4/5 🧵 Slater’s entire MLB value proposition has always been “play him against lefties.” Problem: that edge has faded hard. He went 1-for-16 against lefties with the Yankees last year, then only 4-for-18 with the Mets this season. Since the start of 2024, he owns a combined .602 OPS. That’s not specialist production — that’s roster-spot eviction paperwork.

3/5 🧵 The bigger story is roster churn. The Mets signed Slater last month after Miami cut him, and he basically became the next spin on the outfield roulette wheel after Tommy Pham also failed to stick. Luis Robert Jr.’s injury created room, but A.J. Ewing’s emergence gave the Mets a younger, more useful option next to Carson Benge and Juan Soto.

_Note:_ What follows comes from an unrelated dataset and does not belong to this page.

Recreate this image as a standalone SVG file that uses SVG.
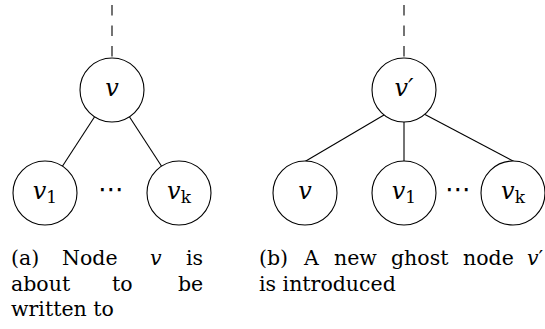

2/5 🧵 Slater’s Mets run was short and thin. He put up a .250/.286/.300 line with 1 RBI across 21 plate appearances in 9 games, and didn’t even appear in Monday’s wild 16-7 extra-innings win over Washington. That usually tells you the staff already knows what time it is.

1/5 🧵 The Mets just pulled the plug on Austin Slater, and the blunt truth is this: when your supposed lefty-masher can’t hit lefties, the job disappears fast. His DFA isn’t some shocking front-office twist — it’s the latest sign the Mets are done babysitting underperforming stopgaps.